Goebbels' last days and death

In the final weeks of the war, Goebbels remained with Hitler in the Führerbunker beneath Berlin.

 

As Soviet artillery pounded the city and food ran out, he continued to issue propaganda bulletins that contained false hope and promises of retribution.

 

On 30 April 1945, after Hitler’s suicide, Goebbels briefly assumed the title of Chancellor, as had been named in Hitler's political testament, though the position held no real power by that point and lasted for only one day. 

The following day, he and his wife Magda murdered their six children with poison provided by SS doctor Ludwig Stumpfegger.

 

After they had killed the children, the couple walked into the courtyard, where Goebbels arranged for both himself and his wife to be shot, though accounts differ on whether they first took poison or were killed outright by an SS adjutant.

 

Their bodies were doused in petrol and set alight, though the remains were partially recovered by Soviet forces.

 

In his final written statement, Goebbels reiterated his loyalty to Hitler and condemned the idea of surrender. 

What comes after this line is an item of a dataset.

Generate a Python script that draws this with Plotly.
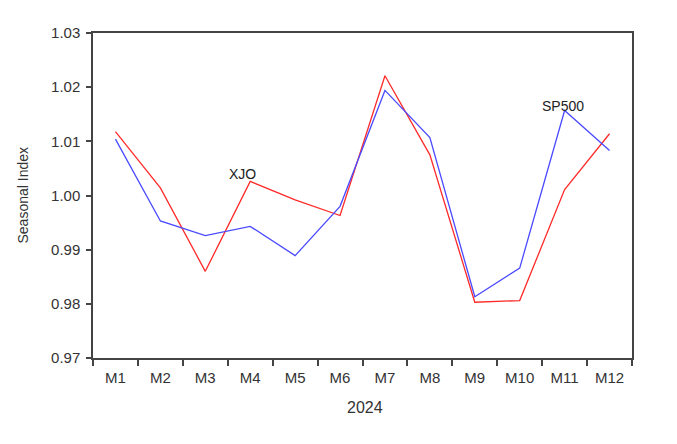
import plotly.graph_objects as go

months = ["M1", "M2", "M3", "M4", "M5", "M6", "M7", "M8", "M9", "M10", "M11", "M12"]
xjo = [1.0118, 1.0014, 0.9860, 1.0026, 0.9992, 0.9963, 1.0221, 1.0075, 0.9803, 0.9806, 1.0011, 1.0114]
sp500 = [1.0104, 0.9953, 0.9926, 0.9943, 0.9889, 0.9980, 1.0194, 1.0107, 0.9813, 0.9866, 1.0157, 1.0083]
y_ticks = [0.97, 0.98, 0.99, 1.00, 1.01, 1.02, 1.03]

fig = go.Figure()
fig.add_trace(go.Scatter(x=months, y=xjo, mode="lines", name="XJO",
                         line=dict(color="#FF2A2A", width=1.3)))
fig.add_trace(go.Scatter(x=months, y=sp500, mode="lines", name="SP500",
                         line=dict(color="#4A4AFF", width=1.3)))

fam = "Liberation Sans, Arial, sans-serif"
tickfont = dict(family=fam, size=15, color="#333333")
labfont = dict(family=fam, size=14, color="#222222")
fig.add_annotation(x=2.82, y=1.004, text="XJO", showarrow=False, font=labfont, xref="x", yref="y")
fig.add_annotation(x=9.96, y=1.0166, text="SP500", showarrow=False, font=labfont, xref="x", yref="y")
# axis titles
fig.add_annotation(x=-0.1317, y=0.5, xref="paper", yref="paper", text="Seasonal Index",
                   textangle=-90, showarrow=False, xanchor="center", yanchor="middle",
                   font=dict(family=fam, size=14, color="#333333"))
fig.add_annotation(x=0.5046, y=-0.1508, xref="paper", yref="paper", text="2024",
                   showarrow=False, xanchor="center", yanchor="middle",
                   font=dict(family=fam, size=16, color="#333333"))

fig.update_layout(
    width=669, height=436,
    margin=dict(l=85, r=45, t=25, b=86, autoexpand=False),
    paper_bgcolor="white", plot_bgcolor="white",
    showlegend=False,
    font=tickfont,
)
fig.update_xaxes(
    type="category", range=[-0.5, 11.5], tickson="boundaries", automargin=False,
    showline=True, linecolor="#444444", linewidth=1.5, mirror=True,
    ticks="outside", ticklen=6, tickcolor="#444444", tickwidth=1.5,
    ticklabelstandoff=5,
    showgrid=False, zeroline=False, tickfont=tickfont,
)
fig.update_yaxes(
    range=[0.97, 1.03], tickvals=y_ticks, ticktext=[f"{v:.2f}" for v in y_ticks], automargin=False,
    showline=True, linecolor="#444444", linewidth=1.5, mirror=True,
    ticks="outside", ticklen=5, tickcolor="#444444", tickwidth=1.5,
    ticklabelstandoff=3,
    showgrid=False, zeroline=False, tickfont=tickfont,
)

fig.write_html("out.html")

His death brought an end to one of the most influential careers in the history of modern propaganda.

 

Yet his methods continued as techniques used by future regimes and extremist movements around the world. 


Why Goebbels serves as a warning for the present

Joseph Goebbels demonstrated that propaganda, when directed by a central authority and reinforced by emotional manipulation, could distort reality so thoroughly that millions would accept lies as truth.

 

He turned media into a political weapon through consistency and repetition that generated fear rather than through sophistication. 

Modern societies remain vulnerable to similar forces. Social media platforms can spread falsehoods faster than newspapers or radio ever did.

 

Politicians still use appeals to identity and emotion by scapegoating others to mobilise support.

 

The methods Goebbels developed, a pattern of vilifying enemies and glorifying leaders that relied on censorship to silence dissent, have not disappeared.

 

They have adapted to new technologies and new audiences.